Trainings & Educational Workshops
HSDC offers trainings and educational workshops for 9-1-1 telecommunicators (at the facility in question or a nearby area), which include hands-on practice with a TTY machine, ASL/English Translation, and an introduction to Deaf Culture and American Sign Language. We also give presentations in partnership with other Emergency Responders. We offer Public Safety Answering Point (PSAP) refresher courses as well, geared to fit your needs. Courses count for credit hours with the Washington State Criminal Justice Training Commission.
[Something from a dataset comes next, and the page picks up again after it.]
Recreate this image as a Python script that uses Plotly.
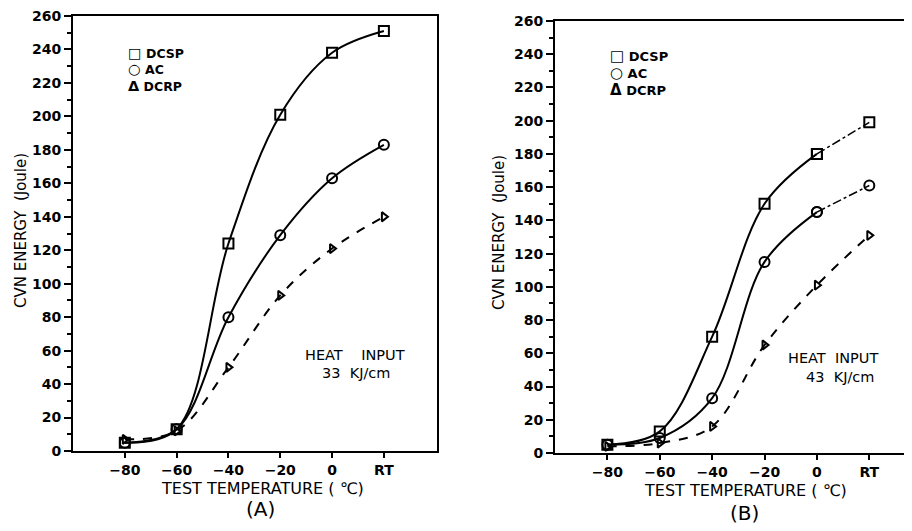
import plotly.graph_objects as go

# ---- data ----
temps = [-80, -60, -40, -20, 0, 20]           # 20 = RT position
tick_vals = [-80, -60, -40, -20, 0, 20]
tick_text = ["\u221280", "\u221260", "\u221240", "\u221220", "0", "RT"]

# Panel A (33 kJ/cm)
a_dcsp = [5, 13, 124, 201, 238, 251]
a_ac = [5, 13, 80, 129, 163, 183]
a_dcrp = [7, 12, 50, 93, 121, 140]

# Panel B (43 kJ/cm)
b_dcsp = [5, 13, 70, 150, 180, 199]
b_ac = [5, 9, 33, 115, 145, 161]
b_dcrp = [4, 6, 16, 65, 101, 131]

series_names = ["DCSP", "AC", "DCRP"]
legend_symbols = ["\u25a1", "\u25cb", "\u0394"]

# page has an 8px body margin; figure is sized to fill the rest of the window
OFF = 8
W, H = 912 - OFF, 531 - OFF
FONT = "DejaVu Sans"


def px(x):
    return (x - OFF) / W


def py(y):
    return 1 - (y - OFF) / H


fig = go.Figure()

marker_syms = ["square-open", "circle-open", "triangle-right-open"]
marker_sizes = [10, 10, 8]
dashes = ["solid", "solid", "dash"]

for i, ys in enumerate([a_dcsp, a_ac, a_dcrp]):
    fig.add_trace(go.Scatter(
        x=temps, y=ys, mode="lines+markers", xaxis="x", yaxis="y",
        line=dict(color="black", width=2, dash=dashes[i], shape="spline", smoothing=1.0),
        marker=dict(symbol=marker_syms[i], size=marker_sizes[i], color="black",
                    line=dict(width=2, color="black")),
        showlegend=False, name=series_names[i]))

for i, ys in enumerate([b_dcsp, b_ac, b_dcrp]):
    if i < 2:
        fig.add_trace(go.Scatter(
            x=temps[:5], y=ys[:5], mode="lines+markers", xaxis="x2", yaxis="y2",
            line=dict(color="black", width=2, shape="spline", smoothing=1.0),
            marker=dict(symbol=marker_syms[i], size=marker_sizes[i], color="black",
                        line=dict(width=2, color="black")),
            showlegend=False, name=series_names[i]))
        fig.add_trace(go.Scatter(
            x=temps[4:], y=ys[4:], mode="lines+markers", xaxis="x2", yaxis="y2",
            line=dict(color="black", width=1.5, dash="dashdot"),
            marker=dict(symbol=marker_syms[i], size=marker_sizes[i], color="black",
                        line=dict(width=2, color="black")),
            showlegend=False, name=series_names[i]))
    else:
        fig.add_trace(go.Scatter(
            x=temps, y=ys, mode="lines+markers", xaxis="x2", yaxis="y2",
            line=dict(color="black", width=2, dash="dash", shape="spline", smoothing=1.0),
            marker=dict(symbol=marker_syms[i], size=marker_sizes[i], color="black",
                        line=dict(width=2, color="black")),
            showlegend=False, name=series_names[i]))

tickfont = dict(family=FONT, size=14, color="black", weight="bold")

common_x = dict(tickvals=tick_vals, ticktext=tick_text, ticks="outside", ticklen=5,
                tickwidth=2, tickcolor="black", showline=True, linecolor="black",
                linewidth=2, showgrid=False, zeroline=False, tickfont=tickfont,
                automargin=False, ticklabeloverflow="allow")
common_y = dict(range=[0, 260], dtick=20, ticks="outside", ticklen=7, tickwidth=2,
                tickcolor="black", showline=True, linecolor="black", linewidth=2,
                showgrid=False, zeroline=False, tickfont=tickfont, automargin=False,
                ticklabeloverflow="allow",
                minor=dict(dtick=10, ticks="outside", ticklen=4, tickwidth=1.5,
                           tickcolor="black"))

fig.update_layout(
    width=W, height=H, margin=dict(l=0, r=0, t=0, b=0),
    paper_bgcolor="white", plot_bgcolor="white",
    xaxis=dict(domain=[px(73), px(437)], range=[-100, 40.5], anchor="y",
               mirror=True, **common_x),
    yaxis=dict(domain=[py(451), py(16)], anchor="x", mirror=True, **common_y),
    xaxis2=dict(domain=[px(555), 1.0], range=[-100, 36.3], anchor="y2",
                mirror=True, **common_x),
    yaxis2=dict(domain=[py(453), py(21)], anchor="x2", mirror=False, **common_y),
)

ann = []
title_font = dict(family=FONT, size=16, color="black")
note_font = dict(family=FONT, size=14.5, color="black")
# axis titles
for (xc, yc, txt) in [(262, 488, "TEST TEMPERATURE ( \u2103)"),
                      (745, 490, "TEST TEMPERATURE ( \u2103)")]:
    ann.append(dict(x=px(xc), y=py(yc), xref="paper", yref="paper", text=txt,
                    showarrow=False, font=title_font, xanchor="center", yanchor="middle"))
for (xc, yc, txt) in [(260, 509, "(A)"), (744, 513, "(B)")]:
    ann.append(dict(x=px(xc), y=py(yc), xref="paper", yref="paper", text=txt,
                    showarrow=False, font=dict(family=FONT, size=20, color="black"),
                    xanchor="center", yanchor="middle"))
for (xc, yc) in [(21, 231), (499, 233)]:
    ann.append(dict(x=px(xc), y=py(yc), xref="paper", yref="paper",
                    text="CVN ENERGY  (Joule)", textangle=-90, showarrow=False,
                    font=dict(family=FONT, size=15, color="black"),
                    xanchor="center", yanchor="middle"))
# heat input notes
for (x1, x2, y1, y2, l1, l2) in [(355, 356, 355, 373, "HEAT    INPUT", "33  KJ/cm"),
                                 (833, 840, 358, 377, "HEAT  INPUT", "43  KJ/cm")]:
    ann.append(dict(x=px(x1), y=py(y1), xref="paper", yref="paper", text=l1,
                    showarrow=False, font=note_font, xanchor="center", yanchor="middle"))
    ann.append(dict(x=px(x2), y=py(y2), xref="paper", yref="paper", text=l2,
                    showarrow=False, font=note_font, xanchor="center", yanchor="middle"))
# legends (one text block per panel)
for (lx, ty, fs, ss) in [(126, 43, 12.5, 14.5), (608, 45, 13, 15)]:
    lines = ["<span style='font-size:%spx'>%s</span> %s" % (ss, s, n)
             for s, n in zip(legend_symbols, series_names)]
    ann.append(dict(x=px(lx), y=py(ty), xref="paper", yref="paper",
                    text="<br>".join(lines), showarrow=False, align="left",
                    font=dict(family=FONT, size=fs, color="black", weight="bold"),
                    xanchor="left", yanchor="top"))

fig.update_layout(annotations=ann)
fig.write_html("out.html")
The Emergency Education Program offers a unique approach to 9-1-1/TTY training that no other program offers. We provide emergency preparedness education for the following community members:
- Community members and students who are deaf, deafblind, hard of hearing, or facing speech challenges
- Service Providers working with these communities
- Emergency Responders and other agencies working in the field of emergency planning and preparation
Washington State is considered one of the few states at high risk for natural (earthquake, flood, windstorm) and manmade (terrorism, chemical spill) disasters. Many deaf, deafblind and hard of hearing are concerned, as they may lack access to emergency warnings and information, and need to take appropriate steps for their own safety. We must emphasize the importance of effective visual communication systems that will provide equal access to emergency information.
HSDC is a member of National Emergency Number Association (NENA) and is currently on the NENA Accessibility committee.
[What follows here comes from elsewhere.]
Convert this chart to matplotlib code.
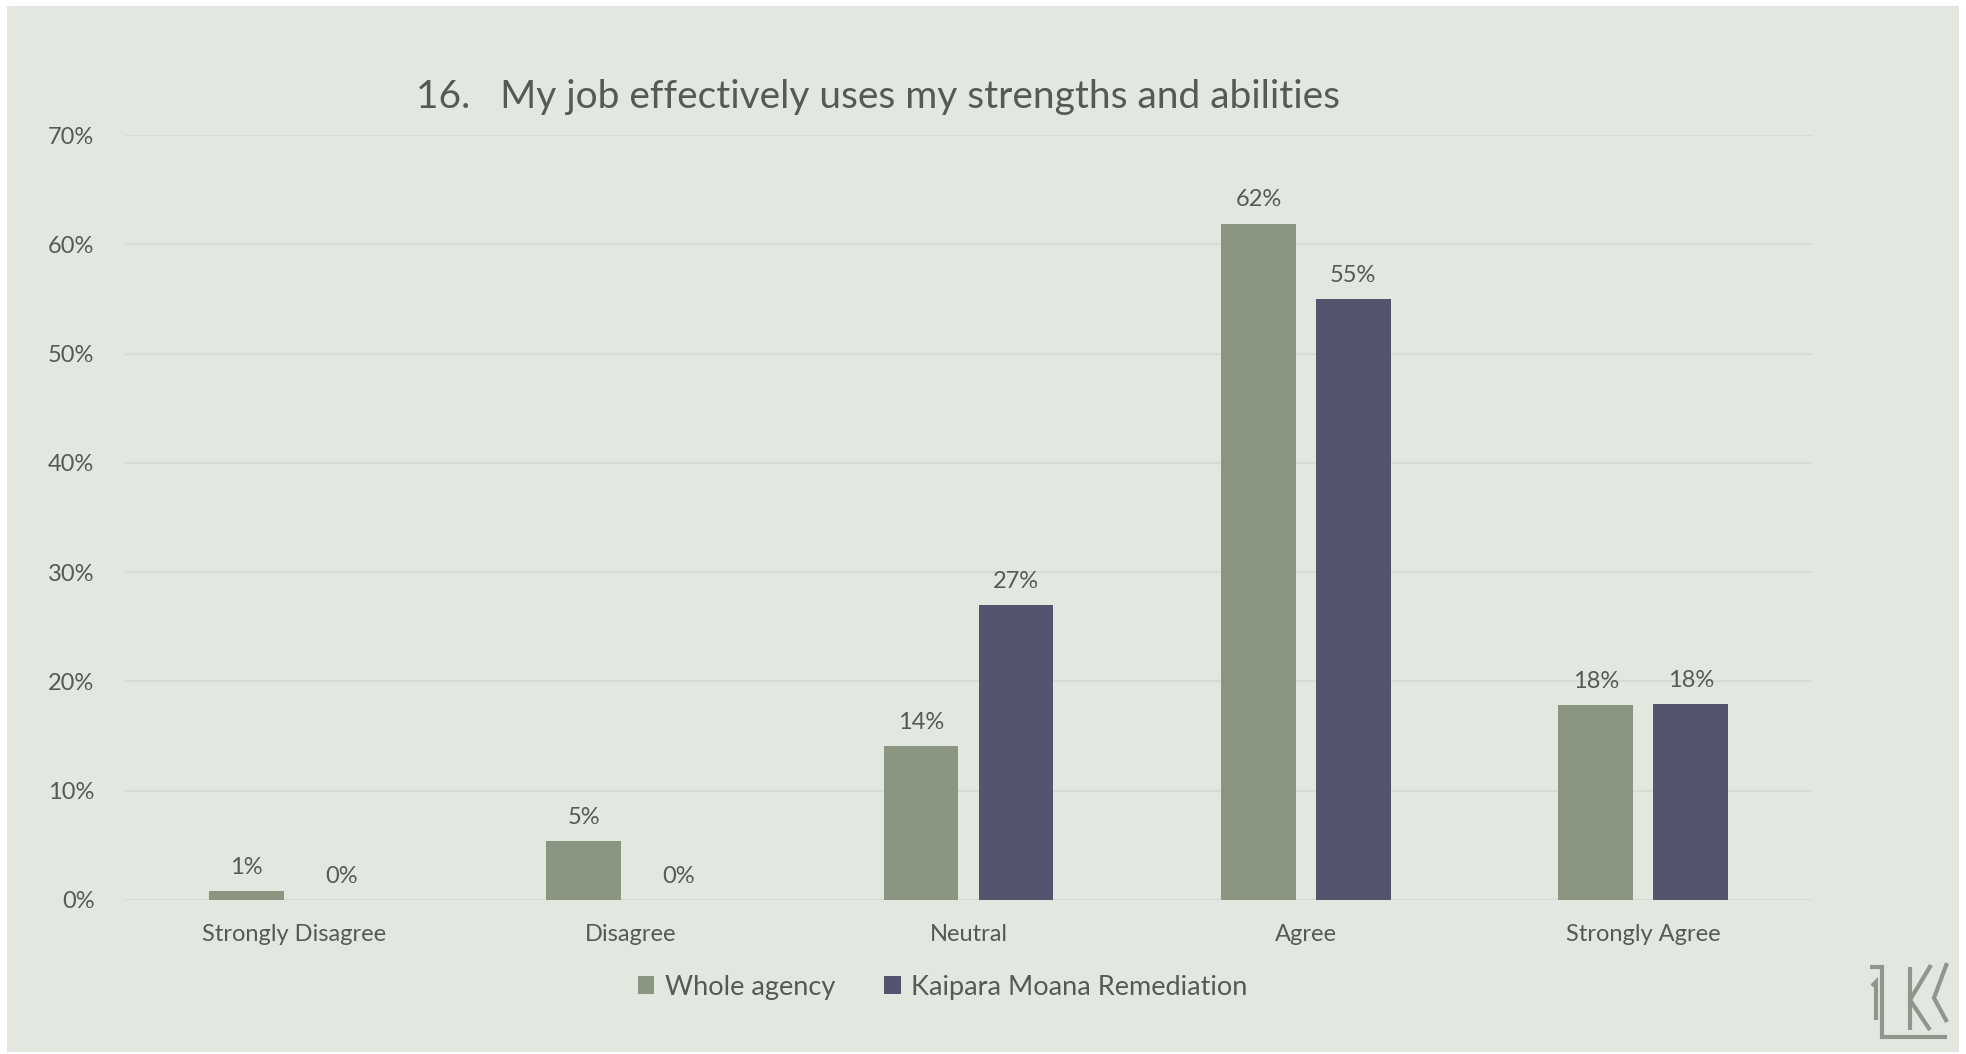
import matplotlib
matplotlib.use("Agg")
import matplotlib.pyplot as plt
from matplotlib.lines import Line2D
import numpy as np

categories = ["Strongly Disagree", "Disagree", "Neutral", "Agree", "Strongly Agree"]
whole_agency = [0.8, 5.4, 14.1, 61.9, 17.8]
kaipara = [0.0, 0.0, 27.0, 55.0, 17.9]
series_names = ["Whole agency", "Kaipara Moana Remediation"]
yticks = [0, 10, 20, 30, 40, 50, 60, 70]
title = "16.   My job effectively uses my strengths and abilities"

BG = "#e2e7e0"
GREEN = "#8a9680"
PURPLE = "#55546f"
TXT = "#555a55"
GRID = "#d6dbd3"

plt.rcParams['font.family'] = ['Lato', 'DejaVu Sans']

W, H = 1966, 1054
fig = plt.figure(figsize=(W/100, H/100), dpi=100, facecolor="white")
# panel background
fig.patches.append(plt.Rectangle((7/W, 1-1052/H), (1959-7)/W, (1052-6)/H,
                                 transform=fig.transFigure, facecolor=BG,
                                 edgecolor="none", zorder=-10))

ax = fig.add_axes([125/W, 1-900/H, (1812-125)/W, (900-135)/H])
ax.set_facecolor("none")

x = np.arange(len(categories))
bw = 0.2215
off = 0.1406
b1 = ax.bar(x - off, whole_agency, bw, color=GREEN, label=series_names[0], zorder=3)
b2 = ax.bar(x + off, kaipara, bw, color=PURPLE, label=series_names[1], zorder=3)

for bars, vals in ((b1, whole_agency), (b2, kaipara)):
    for rect, v in zip(bars, vals):
        ax.annotate(f"{round(v):d}%", (rect.get_x() + rect.get_width()/2, v),
                    xytext=(0, 17), textcoords="offset points",
                    ha="center", va="center", fontsize=17, color=TXT)

ax.set_xlim(-0.5, len(categories) - 0.5)
ax.set_ylim(0, 70)
ax.set_yticks(yticks)
ax.set_yticklabels([f"{t}%" for t in yticks])
ax.set_xticks(x)
ax.set_xticklabels(categories)
ax.tick_params(axis="both", length=0, labelsize=17, labelcolor=TXT)
ax.tick_params(axis="y", pad=22)
ax.tick_params(axis="x", pad=17)
for s in ax.spines.values():
    s.set_visible(False)
ax.yaxis.grid(True, color=GRID, linewidth=1.5, zorder=0)
ax.set_axisbelow(True)

fig.text(878/W, 1-97/H, title, ha="center", va="center", fontsize=28, color=TXT)

leg = fig.legend(handles=[b1, b2], labels=series_names, loc="center",
                 bbox_to_anchor=(943/W, 1-987/H), ncol=2, frameon=False,
                 fontsize=19.5, handlelength=0.6, handleheight=0.6,
                 handletextpad=0.4, columnspacing=1.8, labelcolor=TXT)

# logo (decorative)
LOGO = "#8f968c"
segs = [
    [(1870, 967), (1882, 967), (1882, 1037), (1947, 1037)],
    [(1872, 986), (1876, 982), (1876, 1020)],
    [(1910, 967), (1910, 1030)],
    [(1931, 965), (1910, 1000), (1930, 1030)],
    [(1947, 963), (1934, 998), (1947, 1022)],
]
for seg in segs:
    xs = [p[0]/W for p in seg]
    ys = [1 - p[1]/H for p in seg]
    fig.add_artist(Line2D(xs, ys, color=LOGO, linewidth=3, transform=fig.transFigure,
                          solid_capstyle="butt", solid_joinstyle="miter"))

fig.savefig("out.png", dpi=100, facecolor="white")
HSDC has been selected as the point of contact by Seattle King County Public Health (SKCPH) to forward emergency information to deaf, deafblind and hard of hearing people. Organizations serving these populations in King County and the surrounding areas, as well as individuals, can join this database by providing an email address.
- For emergency information, contact email@example.com.
- Learn more about Seattle/King County Public Health
HSDC receives alert information from several sources and will forward to those listed in database. Disclaimer: circumstances may prevent the information from being sent out in a timely manner.
In the summer of 1993, a deaf Washington resident died of complications from a stroke, after repeated attempts by the family to reach 9-1-1 through a TTY had failed. The Washington State Department of Social Health Services and Office of Deaf and Hard of Hearing (ODHH) secured funding to develop a training and educational program for 9-1-1 telecommunicators and TTY users to ensure universal accessibility.
The Emergency Education Program was established in March 1995. Since that time, it has served a dual purpose: to train 9-1-1 telecommunicators and to empower TTY users to call 9-1-1 directly. In 2001, funding from Washington State E9-1-1 provided for continuing training to 9-1-1 telecommunicators, and the Emergency Notification project was added.
The Emergency Education Program welcomes any new information, questions, feedback, or suggestions regarding 9-1-1 training, services, and Emergency Notification. Please email firstname.lastname@example.org or use the Contact Us page for more information, or to set up a training or workshop.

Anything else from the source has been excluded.